Republicans accused the Democrats of obstruction.

"It is wholly irresponsible for Democrats not to appoint conferees on this issue because they were not invited to meetings on other bills," said Brian Kennedy, a spokesman for Rep. Richard Pombo, R-Tracy.

The wildfires that raged around Southern California recently gave the controversial legislation enough momentum to pass the Senate after a long delay. Supporters say it will help prevent a repeat of the disaster by removing dead trees and other combustible vegetation from federal lands, particularly those near residential areas, and encourage similar projects on state and private property.

But environmental groups worry that the legislation will give the logging industry access to old-growth trees, and they object to its proposed limits on environmental reviews and legal challenges. Some experts also question whether the legislation would do much to prevent fires in areas dominated by chaparral and other brush.

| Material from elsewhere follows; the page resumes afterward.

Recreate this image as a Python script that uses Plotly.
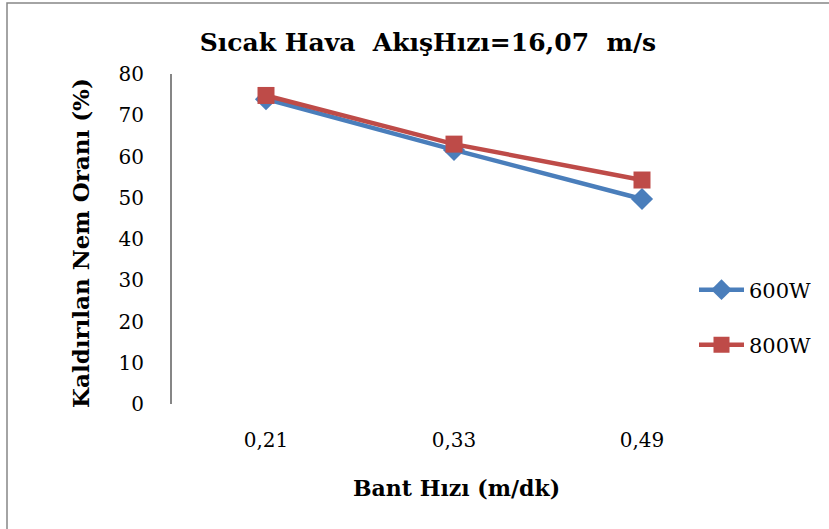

Sen. Dianne Feinstein, D-Calif., who helped craft the Senate version of the bill, tried to broker a compromise this week. In a letter to Pombo and other Republican lawmakers, Feinstein and Sen. Ron Wyden, D-Ore., proposed "informal meetings" on the legislation.

"Once we have been able to work through our differences at these meetings, we believe we can readily come to agreement as to the best procedure for formally reconciling the House and Senate bills," they wrote.

Kennedy said "we're very open to having informal discussions," but a conference committee should be appointed first.